TASK: Write out each line that follows exactly as it stands, without the pictures.

>> begin

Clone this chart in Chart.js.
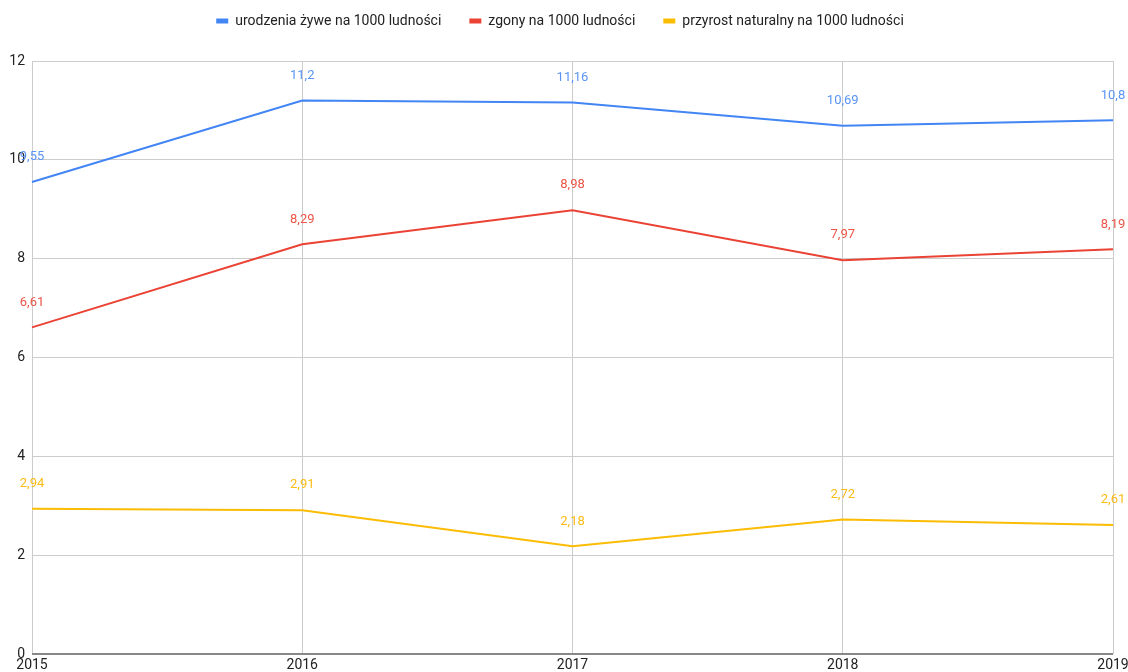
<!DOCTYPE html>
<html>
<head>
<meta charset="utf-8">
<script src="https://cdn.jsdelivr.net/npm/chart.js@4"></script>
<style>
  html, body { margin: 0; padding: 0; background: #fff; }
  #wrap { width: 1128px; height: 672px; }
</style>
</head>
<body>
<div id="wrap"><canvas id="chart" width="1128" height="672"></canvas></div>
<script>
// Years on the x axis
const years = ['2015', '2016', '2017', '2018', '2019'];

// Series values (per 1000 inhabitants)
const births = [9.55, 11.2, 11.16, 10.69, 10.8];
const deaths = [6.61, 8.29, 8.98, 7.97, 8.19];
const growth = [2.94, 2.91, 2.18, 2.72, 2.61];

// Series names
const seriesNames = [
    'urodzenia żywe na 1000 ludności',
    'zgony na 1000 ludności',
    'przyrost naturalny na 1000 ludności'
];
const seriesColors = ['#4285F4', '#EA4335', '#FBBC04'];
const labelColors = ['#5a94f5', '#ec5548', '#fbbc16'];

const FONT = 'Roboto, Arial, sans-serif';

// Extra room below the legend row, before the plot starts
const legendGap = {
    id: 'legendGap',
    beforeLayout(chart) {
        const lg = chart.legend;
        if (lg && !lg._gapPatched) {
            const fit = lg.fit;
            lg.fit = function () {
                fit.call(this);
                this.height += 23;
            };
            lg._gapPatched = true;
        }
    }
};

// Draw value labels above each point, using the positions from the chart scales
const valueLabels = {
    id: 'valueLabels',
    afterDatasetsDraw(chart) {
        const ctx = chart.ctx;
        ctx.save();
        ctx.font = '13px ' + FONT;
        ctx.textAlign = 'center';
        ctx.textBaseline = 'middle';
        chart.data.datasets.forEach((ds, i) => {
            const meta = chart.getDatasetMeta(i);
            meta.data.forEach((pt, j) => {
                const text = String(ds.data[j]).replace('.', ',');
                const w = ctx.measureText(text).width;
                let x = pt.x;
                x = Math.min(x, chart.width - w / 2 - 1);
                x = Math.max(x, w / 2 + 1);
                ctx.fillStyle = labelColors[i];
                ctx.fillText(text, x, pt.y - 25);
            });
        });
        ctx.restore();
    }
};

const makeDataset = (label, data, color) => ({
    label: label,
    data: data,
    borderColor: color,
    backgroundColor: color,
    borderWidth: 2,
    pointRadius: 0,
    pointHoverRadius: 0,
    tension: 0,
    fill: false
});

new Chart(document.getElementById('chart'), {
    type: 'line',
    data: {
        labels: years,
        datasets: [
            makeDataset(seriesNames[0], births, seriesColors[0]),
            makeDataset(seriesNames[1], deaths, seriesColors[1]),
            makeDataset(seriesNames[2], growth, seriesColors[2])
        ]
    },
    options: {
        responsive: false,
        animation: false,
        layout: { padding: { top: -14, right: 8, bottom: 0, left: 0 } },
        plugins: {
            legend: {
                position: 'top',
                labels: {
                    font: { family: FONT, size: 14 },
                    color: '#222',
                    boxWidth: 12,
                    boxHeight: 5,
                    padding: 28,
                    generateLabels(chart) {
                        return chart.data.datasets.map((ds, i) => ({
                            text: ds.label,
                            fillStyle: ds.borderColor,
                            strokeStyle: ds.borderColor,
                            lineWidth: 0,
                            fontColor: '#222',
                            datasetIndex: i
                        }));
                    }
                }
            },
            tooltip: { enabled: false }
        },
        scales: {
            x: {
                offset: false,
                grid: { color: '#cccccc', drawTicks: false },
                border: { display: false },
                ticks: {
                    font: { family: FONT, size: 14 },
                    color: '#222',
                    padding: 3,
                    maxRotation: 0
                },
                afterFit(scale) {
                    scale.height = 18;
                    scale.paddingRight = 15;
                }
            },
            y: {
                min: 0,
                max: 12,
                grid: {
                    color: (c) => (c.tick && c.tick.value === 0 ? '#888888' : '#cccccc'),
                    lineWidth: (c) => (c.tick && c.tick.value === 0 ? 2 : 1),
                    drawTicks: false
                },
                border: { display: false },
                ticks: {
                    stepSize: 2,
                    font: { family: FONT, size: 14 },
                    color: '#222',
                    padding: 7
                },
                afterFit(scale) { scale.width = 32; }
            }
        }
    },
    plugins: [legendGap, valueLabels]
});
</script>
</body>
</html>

>> end

TASK OUTPUT:
Clone this chart in Chart.js.
<!DOCTYPE html>
<html>
<head>
<meta charset="utf-8">
<script src="https://cdn.jsdelivr.net/npm/chart.js@4"></script>
<style>
  html, body { margin: 0; padding: 0; background: #fff; }
  #wrap { width: 1128px; height: 672px; }
</style>
</head>
<body>
<div id="wrap"><canvas id="chart" width="1128" height="672"></canvas></div>
<script>
// Years on the x axis
const years = ['2015', '2016', '2017', '2018', '2019'];

// Series values (per 1000 inhabitants)
const births = [9.55, 11.2, 11.16, 10.69, 10.8];
const deaths = [6.61, 8.29, 8.98, 7.97, 8.19];
const growth = [2.94, 2.91, 2.18, 2.72, 2.61];

// Series names
const seriesNames = [
    'urodzenia żywe na 1000 ludności',
    'zgony na 1000 ludności',
    'przyrost naturalny na 1000 ludności'
];
const seriesColors = ['#4285F4', '#EA4335', '#FBBC04'];
const labelColors = ['#5a94f5', '#ec5548', '#fbbc16'];

const FONT = 'Roboto, Arial, sans-serif';

// Extra room below the legend row, before the plot starts
const legendGap = {
    id: 'legendGap',
    beforeLayout(chart) {
        const lg = chart.legend;
        if (lg && !lg._gapPatched) {
            const fit = lg.fit;
            lg.fit = function () {
                fit.call(this);
                this.height += 23;
            };
            lg._gapPatched = true;
        }
    }
};

// Draw value labels above each point, using the positions from the chart scales
const valueLabels = {
    id: 'valueLabels',
    afterDatasetsDraw(chart) {
        const ctx = chart.ctx;
        ctx.save();
        ctx.font = '13px ' + FONT;
        ctx.textAlign = 'center';
        ctx.textBaseline = 'middle';
        chart.data.datasets.forEach((ds, i) => {
            const meta = chart.getDatasetMeta(i);
            meta.data.forEach((pt, j) => {
                const text = String(ds.data[j]).replace('.', ',');
                const w = ctx.measureText(text).width;
                let x = pt.x;
                x = Math.min(x, chart.width - w / 2 - 1);
                x = Math.max(x, w / 2 + 1);
                ctx.fillStyle = labelColors[i];
                ctx.fillText(text, x, pt.y - 25);
            });
        });
        ctx.restore();
    }
};

const makeDataset = (label, data, color) => ({
    label: label,
    data: data,
    borderColor: color,
    backgroundColor: color,
    borderWidth: 2,
    pointRadius: 0,
    pointHoverRadius: 0,
    tension: 0,
    fill: false
});

new Chart(document.getElementById('chart'), {
    type: 'line',
    data: {
        labels: years,
        datasets: [
            makeDataset(seriesNames[0], births, seriesColors[0]),
            makeDataset(seriesNames[1], deaths, seriesColors[1]),
            makeDataset(seriesNames[2], growth, seriesColors[2])
        ]
    },
    options: {
        responsive: false,
        animation: false,
        layout: { padding: { top: -14, right: 8, bottom: 0, left: 0 } },
        plugins: {
            legend: {
                position: 'top',
                labels: {
                    font: { family: FONT, size: 14 },
                    color: '#222',
                    boxWidth: 12,
                    boxHeight: 5,
                    padding: 28,
                    generateLabels(chart) {
                        return chart.data.datasets.map((ds, i) => ({
                            text: ds.label,
                            fillStyle: ds.borderColor,
                            strokeStyle: ds.borderColor,
                            lineWidth: 0,
                            fontColor: '#222',
                            datasetIndex: i
                        }));
                    }
                }
            },
            tooltip: { enabled: false }
        },
        scales: {
            x: {
                offset: false,
                grid: { color: '#cccccc', drawTicks: false },
                border: { display: false },
                ticks: {
                    font: { family: FONT, size: 14 },
                    color: '#222',
                    padding: 3,
                    maxRotation: 0
                },
                afterFit(scale) {
                    scale.height = 18;
                    scale.paddingRight = 15;
                }
            },
            y: {
                min: 0,
                max: 12,
                grid: {
                    color: (c) => (c.tick && c.tick.value === 0 ? '#888888' : '#cccccc'),
                    lineWidth: (c) => (c.tick && c.tick.value === 0 ? 2 : 1),
                    drawTicks: false
                },
                border: { display: false },
                ticks: {
                    stepSize: 2,
                    font: { family: FONT, size: 14 },
                    color: '#222',
                    padding: 7
                },
                afterFit(scale) { scale.width = 32; }
            }
        }
    },
    plugins: [legendGap, valueLabels]
});
</script>
</body>
</html>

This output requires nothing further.